No sólo se trató del desplazamiento de los grupos liberales ligados a Sur desde el centro del campo intelectual argentino hacia zonas más marginales, sino de la instalación de grupos intelectuales de izquierda en lugares relevantes. Esto posibilitó el cuestionamiento de la pretendida radicalidad de los proyectos modernizadores. Los intelectuales de izquierda, que disponían en ese momento histórico de una vasta base de revistas, editoriales, redes, instituciones, encuentros para el debate, espacios propios, proporcionados en buena medida por el aparato cultural de la Revolución Cubana, hallaron la oportunidad de discutir en sus propios términos, por así decirlo. Entonces las preocupaciones derivaron hacia la relación entre intelectuales y cultura popular, hacia la búsqueda de nuevas prácticas estéticas y políticas, hacia la puesta en juego de asuntos que no habían ocupado atención alguna: las narrativas de los sectores populares, las prensas de organizaciones sindicales y agrupaciones políticas, el documentalismo, en un empeño por hacer visibles las relaciones de dominación y las causas que, en América latina, hacían necesaria la violencia revolucionaria.
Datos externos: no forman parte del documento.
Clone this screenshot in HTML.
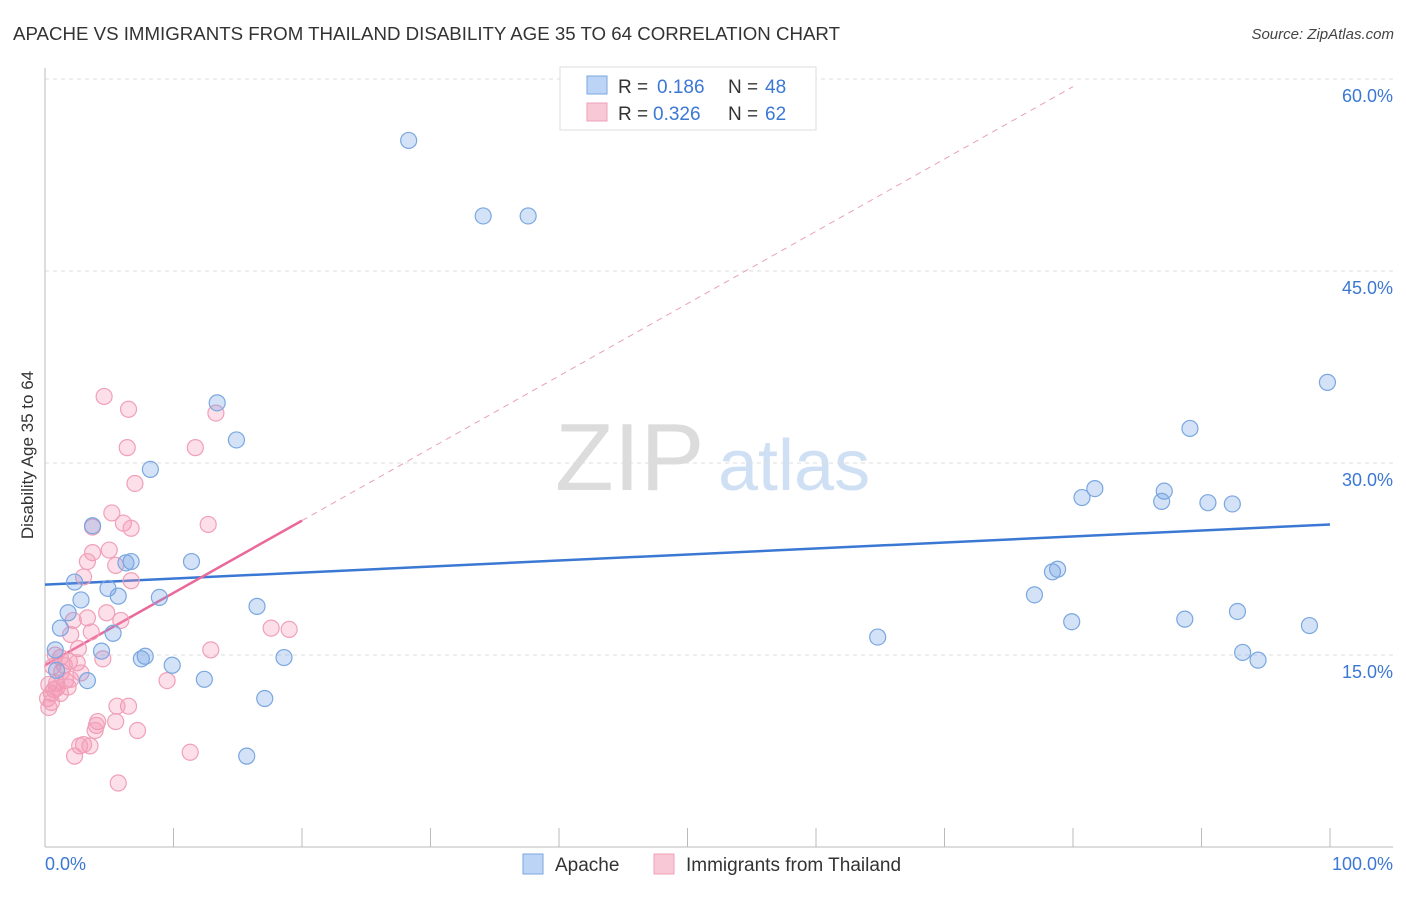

Walsh y Urondo, encarnan este tipo de intelectuales y también participarán, desde sus propios lugares, de esa perspectiva. En este marco, la cultura setentista, se propondrá superar el hiato que separaba a los intelectuales revolucionarios de las masas, y se articularán diversas experiencias, poéticas, y prácticas intelectuales y estéticas vertebradas en torno a la tensión, muchas veces irresuelta, entre cultura, sectores populares y revolución.
1 Para ampliar sobre el tema ver la interesante investigación realizada por Ana Longoni: “El FATRAC, frente cultural del PRT-ERP”, Lucha armada en la Argentina, Nº 4, 2005, pp. 20-33.